Answers to important questions about interacting with parents

Answers to important questions about interacting with parents

How does co-dependency manifest itself in relation to parents? As a rule, it manifests itself in a feeling of constant parental presence. It is when we internally coordinate all decisions, all steps, and in general all parts of our life with the opinion of our parents, as if we symbolically look back at them.

Now let’s talk about the signs of incomplete separation, which clearly demonstrates your co-dependence:

  1. You feel a lot of guilt if you don’t call your parents for a long time;
  2. You idealize or demonize your parents;
  3. You prefer visiting your parents to any other kind of leisure time – or you don’t, but you visit them often anyway, trying to avoid feelings of guilt;
  4. You cannot express yourself freely in front of your parents (e.g., swearing, showing off your tattoo, or talking about an impractical or expensive purchase);
  5. You are often haunted by the fear of your parents’ death;
  6. You often have fantasies involving your parents. Something like: “I’m going to get rich and buy my mom a new car!”;
  7. You are convinced that “your parents put their lives for you” and now you owe it to them to return the favor;
  8. You don’t make your own space, but use your parents’. For example, you love your parents’ country house, but you do not buy your own, but you go to your parents’, wondering why you need two country houses;
  9. Parents feed you, give you money, and you are convinced that this is how it should be;
  10. It seems to you that there are things that only your parents can handle, and you haven’t grown up to them yet;
  11. It is as if there is something preventing you from building a career and earning more money;
  12. You are not able to build a personal life. In a relationship you “do not see” partner, he constantly owes you. If a partner is even briefly missing, you panic and consider it a betrayal;
  13. In conflict situations, you behave childish: throwing tantrums, taking offense, declare a boycott or ignore the problem;
  14. You play the role of the victim and are afraid to take responsibility for your life;
  15. You have an authority figure next to you (friend, boss, husband, wife) whom you trust more than you trust yourself.

We form our identity through identification with mom and dad: it’s as if we take from each of them the building material for our own inner world. And if one of them was absent, we might feel like “a chair without one leg”.
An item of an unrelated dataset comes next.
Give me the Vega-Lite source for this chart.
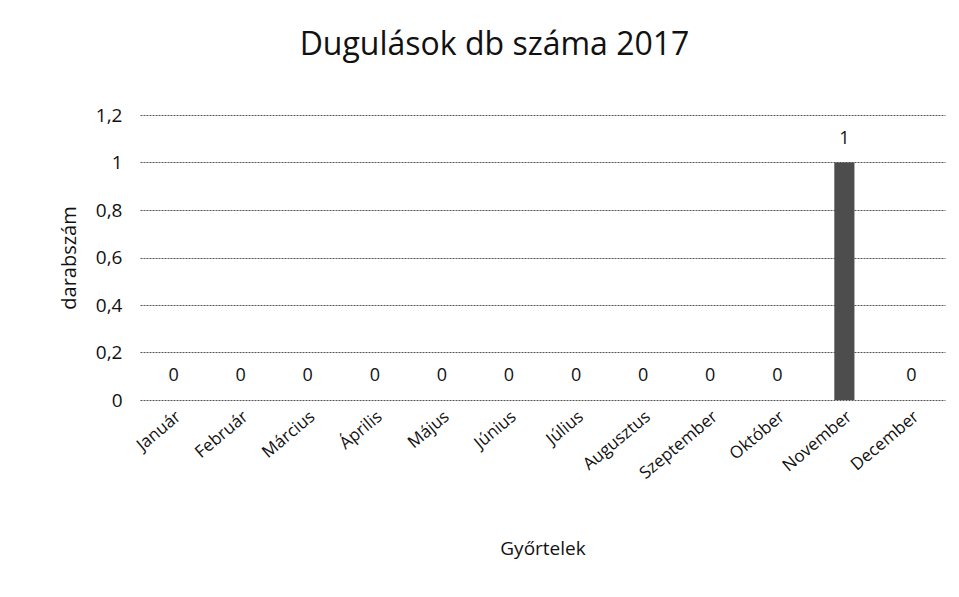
{
  "$schema": "https://vega.github.io/schema/vega-lite/v6.json",
  "autosize": "none",
  "width": 805,
  "height": 285,
  "padding": {"left": 140, "top": 115, "right": 14, "bottom": 197},
  "background": "white",
  "title": {"text": "Dugulások db száma 2017", "fontSize": 32, "font": "Open Sans", "fontWeight": "normal", "color": "#111", "offset": 44, "anchor": "middle", "dx": -48},
  "data": {"values": [
    {"honap": "Január", "db": 0},
    {"honap": "Február", "db": 0},
    {"honap": "Március", "db": 0},
    {"honap": "Április", "db": 0},
    {"honap": "Május", "db": 0},
    {"honap": "Június", "db": 0},
    {"honap": "Július", "db": 0},
    {"honap": "Augusztus", "db": 0},
    {"honap": "Szeptember", "db": 0},
    {"honap": "Október", "db": 0},
    {"honap": "November", "db": 1},
    {"honap": "December", "db": 0}
  ]},
  "encoding": {
    "x": {"field": "honap", "type": "nominal", "sort": null, "title": "Győrtelek",
      "scale": {"paddingInner": 0.7, "paddingOuter": 0.35},
      "axis": {"labelAngle": -40, "labelFontSize": 17, "labelFont": "Open Sans", "labelColor": "#111", "ticks": false, "domain": false, "labelPadding": 8, "titleFontSize": 19, "titleFont": "Open Sans", "titleFontWeight": "normal", "titleColor": "#111", "titlePadding": 58}},
    "y": {"field": "db", "type": "quantitative", "title": "darabszám",
      "scale": {"domain": [0, 1.2]},
      "axis": {"values": [0, 0.2, 0.4, 0.6, 0.8, 1, 1.2], "labelExpr": "replace(format(datum.value, '~g'), '.', ',')", "labelFontSize": 19, "labelFont": "Open Sans", "labelColor": "#111", "ticks": false, "domain": false, "labelPadding": 18, "grid": true, "gridColor": "#555", "gridWidth": 1, "gridDash": [2, 1], "titleFontSize": 20, "titleFont": "Open Sans", "titleFontWeight": "normal", "titleColor": "#111", "titlePadding": 16}}
  },
  "layer": [
    {"mark": {"type": "bar", "color": "#4d4d4d"}},
    {"mark": {"type": "text", "dy": -24, "fontSize": 18, "font": "Open Sans", "color": "#111"}, "encoding": {"text": {"field": "db", "type": "quantitative"}}}
  ],
  "config": {"view": {"stroke": null}}
}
There is, however, another dimension to all this. The physical presence of a parent can be successfully replaced with a fantasy of him or her. This concept was formulated by the French psychoanalyst Lacan and is called “the name of the father”. Lacan suggested that even if a parent died or left the family, the child could get a glimpse of him or her from the other parent’s stories.

The mother talks about what the father was like: what values he shared, what he considered good and what he considered bad. All of this allows the child to construct a fantasy about the father, to identify with it and thus find the “missing leg”.

But it also happens that in the family, talking about the father is a taboo subject. Then it is possible to cope with the situation by talking about him with relatives, family friends, those who knew him and with whom he was acquainted. It is likely that in the process a lot of emotions will emerge, including anger, but it will allow you to better understand your relationship to him and finally fill the emptiness that was formed after his exit from family.

Why is it that when you want to avoid the life that your parents lived, it doesn’t succeed?

First, because trying to be as different from your parents as possible is exactly the same as looking up to them (just from the other side). Both mean that we have not yet found our own footing (and we build our life with our parents in mind). Whether we imitate them or try to do the opposite, it doesn’t matter. In any case we use their experience as an internal reference point and are doomed to repeat their mistakes to a greater or lesser extent.

Second, for all its possible downsides, the parental experience is something we know very well. Whatever benefits the new options may promise, they, like uncharted lands, harbor many potential dangers.

Thirdly, our psyche is designed so that once in a traumatic situation, it will try to return to it in order to lose again (but with a happy outcome).

That is actually why the process of separation is so important, because it is designed to free us from the baggage of parental attitudes, traumas, complexes and neuroses, and allow us to acquire our own.